Und Reformen braucht es immer und zu jeder Zeit. Schlagworte heute heißen Zölibat, Beteiligung der Frauen auch an Weiheämtern, Mitbestimmung der Gläubigen. Der stille Auszug der Kirchenmitglieder durch Kirchenaustritt zeigt Dringlichkeit.

Es gibt Kirchen, die in diesen Fragen bereits Entscheidungen getroffen haben. So haben die evangelische und die alt-katholische Kirche Synoden, in denen es Mitbestimmung der Kirchenmitglieder gibt. In beiden Kirchen gibt es kein Zölibat, sondern die Geistlichen dürfen heiraten und Familie haben. In beiden Kirchen steht Frauen der Weg zu allen geistlichen Ämtern offen. Und die Gemeindemitglieder erleben ihre Kirche als gerecht und menschlich.

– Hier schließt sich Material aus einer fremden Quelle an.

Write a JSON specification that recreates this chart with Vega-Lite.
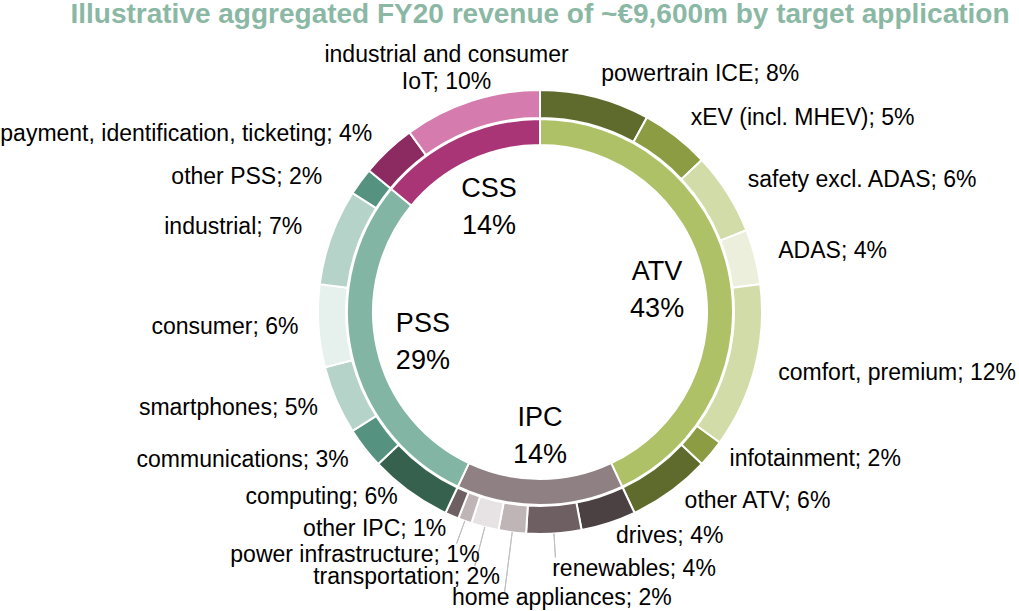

Für diese Entscheidungen braucht es immer wieder Mut, andere Wege zu gehen und auch ein Auseinandergehen zu riskieren. Denn wenn alle Mitglieder ausgetreten sind, ist es zu spät für Reformen.

Die Zeit für Reformen ist jetzt, damit Menschen Gott wieder finden können.

Der Reformationstag erinnert uns daran.